私はたくさんの人と寝たわ。でもボーイフレンドがたくさんいたわけじゃない。ロサンゼルスに初めて越してきたとき、パートナーのフィリップに出会う前は、できるだけ多くの人と寝ようとしてたの。欠乏感を埋めるためにね。今は、一夫一婦制の、言わば退屈な生活を送っているわ。でも、そんなに退屈でもないかもしれない。ボーイフレンドに関することって...舵取りが恐いわ。ひとりの人間を知っていくことって、ほとんどガールフレンド役のオーディションをしているみたい。それって最悪よね。

分かります。若い女性に相談を持ちかけられることは、よくありますか? 私の経験からすると、あなたのファンは、基本的に、たくさんの「ヤング ガール」ですね。「アイ ラブ ディック」の信奉者…。

しょっちゅう! 去年の夏、ジョアンナ・ウォルシュ(Joanna Walsh)と一緒にロンドンでイベントをしたんだけど、そんなのばっかりだったわ。チケットを買ってくれたお客さんに事前に質問を出してもらって、ステージ上でそれに答える企画だったの。まるっきり身上相談のおばさんよ。

その時の質問を何か覚えてますか?

三角関係について、すごく難しい質問があったわ。それからもちろん、盲目的な恋の話もいくつかね。

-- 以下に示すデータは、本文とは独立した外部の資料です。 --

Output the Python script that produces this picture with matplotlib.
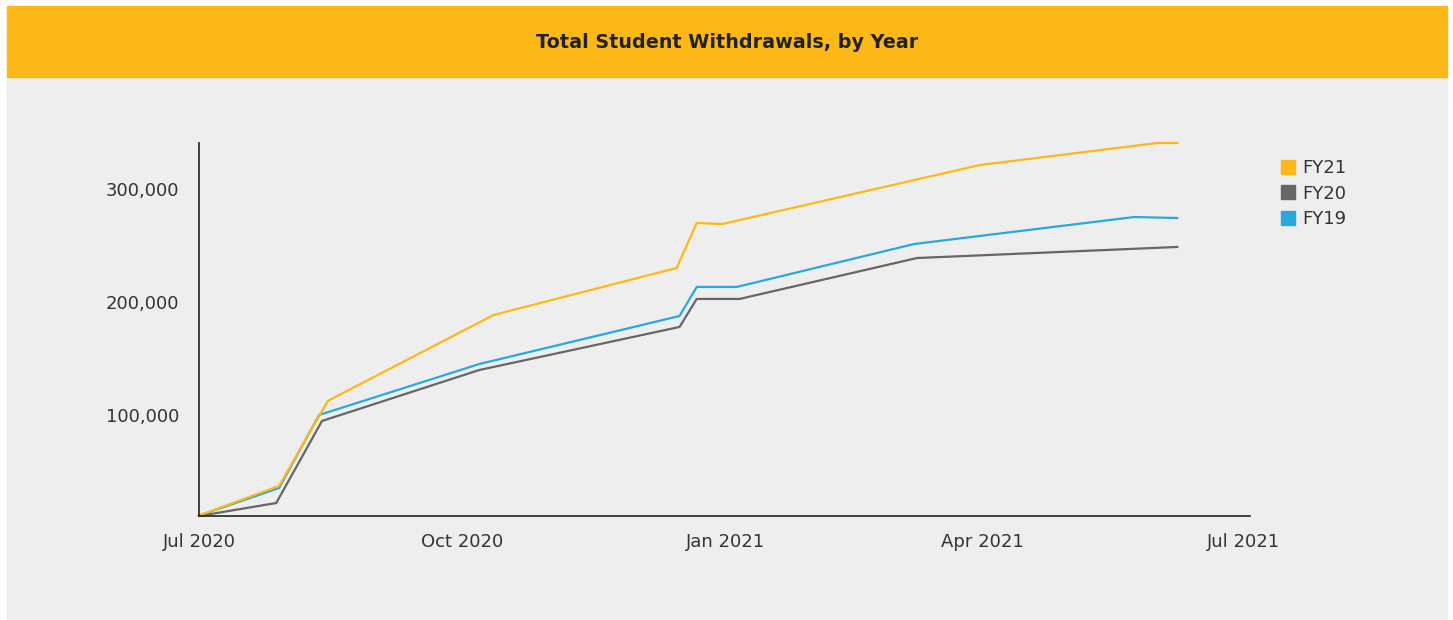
import matplotlib
matplotlib.use("Agg")
import matplotlib.pyplot as plt
import matplotlib.dates as mdates
from matplotlib.patches import Rectangle
from matplotlib.lines import Line2D
import pandas as pd

# series data
fy21_dates = ["2020-07-01", "2020-07-29", "2020-08-15", "2020-10-12", "2020-12-15",
              "2020-12-22", "2020-12-31", "2021-03-31", "2021-06-01", "2021-06-08"]
fy21_values = [11000, 37200, 112400, 188500, 230100, 269900, 269000, 321200, 340700, 340700]

fy20_dates = ["2020-07-01", "2020-07-28", "2020-08-13", "2020-10-07", "2020-12-16",
              "2020-12-22", "2021-01-06", "2021-03-09", "2021-06-08"]
fy20_values = [10600, 22100, 94700, 139800, 177900, 202700, 202700, 238900, 248700]

fy19_dates = ["2020-07-01", "2020-07-29", "2020-08-12", "2020-10-07", "2020-12-16",
              "2020-12-22", "2021-01-05", "2021-03-08", "2021-05-24", "2021-06-08"]
fy19_values = [11000, 35400, 100000, 145100, 187600, 213300, 213300, 251300, 275200, 274300]

series_names = ["FY21", "FY20", "FY19"]
colors = ["#FDB817", "#666666", "#29A8E0"]
title = "Total Student Withdrawals, by Year"

W, H = 1453, 620
fig = plt.figure(figsize=(W / 100, H / 100), dpi=100, facecolor="white")

# banner + grey panel (behind the axes)
fig.patches.append(Rectangle((7 / W, 0), 1440 / W, (620 - 77) / H,
                             transform=fig.transFigure, color="#EEEEEE", zorder=-2))
fig.patches.append(Rectangle((7 / W, 1 - 77 / H), 1440 / W, 71 / H,
                             transform=fig.transFigure, color="#FCB817", zorder=-2))
fig.text(727 / W, 1 - 42 / H, title, ha="center", va="center",
         fontsize=13.8, fontweight="bold", color="#222222")

ax = fig.add_axes([199 / W, 104 / H, (1250 - 199) / W, (516 - 143) / H])
ax.set_facecolor("none")

all_data = [(fy21_dates, fy21_values), (fy20_dates, fy20_values), (fy19_dates, fy19_values)]
# grey first, then blue, yellow on top
for (d, v), name, c in list(zip(all_data, series_names, colors))[::-1]:
    ax.plot(pd.to_datetime(d), v, color=c, lw=1.6, label=name, clip_on=False)

ax.set_xlim(pd.Timestamp("2020-07-01"), pd.Timestamp("2021-07-03 10:00"))
ax.set_ylim(10600, 340700)
ax.xaxis.set_major_locator(mdates.MonthLocator(bymonth=[1, 4, 7, 10]))
ax.xaxis.set_major_formatter(mdates.DateFormatter("%b %Y"))
ax.set_yticks([100000, 200000, 300000])
ax.yaxis.set_major_formatter(matplotlib.ticker.FuncFormatter(lambda x, p: f"{int(x):,}"))
ax.tick_params(length=0, labelsize=13, labelcolor="#333333")
ax.tick_params(axis="x", pad=12)
ax.tick_params(axis="y", pad=14)
for s in ["top", "right"]:
    ax.spines[s].set_visible(False)
for s in ["left", "bottom"]:
    ax.spines[s].set_color("#222222")
    ax.spines[s].set_linewidth(1.2)

handles = [Line2D([], [], marker="s", ls="none", markersize=10, color=c) for c in colors]
fig.legend(handles, series_names, loc="upper left", bbox_to_anchor=(1279 / W, 1 - 159 / H),
           frameon=False, fontsize=13, handlelength=1.0, handletextpad=0.3,
           labelspacing=0.42, labelcolor="#333333", borderaxespad=0, borderpad=0)

fig.savefig("out.png", dpi=100, facecolor="white")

そんな「ヤング ガール」には、どんな作家を薦めますか?

私にとって大切な作家は、レイチェル・ナーゲルベルグ(Rachel Nagelberg)、ナターシャ・スタッグ(Natasha Stagg)、ジョニ・マーフィー (Joni Murphy)、ナターシャ・スブラマニエン(Natasha Soobramanien)、セシリア・パヴォン(Cecilia Pavon)、エミリー・グールド(Emily Gould)、シェリア・へティー(Sheila Hetii)。自分と同時代のあらゆる層の作家を読むのは良いことよ。過去の作品を読むのも良いことだわ。バルザック(Balzac)の「娼婦の栄光と悲惨」は、特に独身だった頃、私にとって重要な作品だったわ。

1日の読書量はどれくらい?

一切読まない時もあるし、1~2時間の時もあるわね。

同時にたくさんの本を読むタイプですか?

私は、一夫一婦制の読者よ。

Semiotext(e)が次に出版する本は?

秋にジャッキー・ワン(Jackie Wang)の「Carceral Capitalism」を出版する予定。彼女は、制度に組み込まれた人種主義、特に刑事司法制度に関する人種主義問題について、素晴らしい仕事をしてるわ。それから、ゲイリー・インディアナ(Gary Indiana)の作品も再版しているところ。今季には「Three Month Fever」を出すわ。ジャンニ・ヴェルサーチ(Gianni Versace)を殺害したアンドリュー・クナナン(Andrew Cunanan)の精神分析的な伝記よ。クリス・グラゼック(Chris Glazek)が序文を書いてくれたわ。それから、インビジブル コミッティ(Invisible Committee)の「Now」っていう新作にも取り組んでいるところよ。まだ原稿は受け取っていないけど。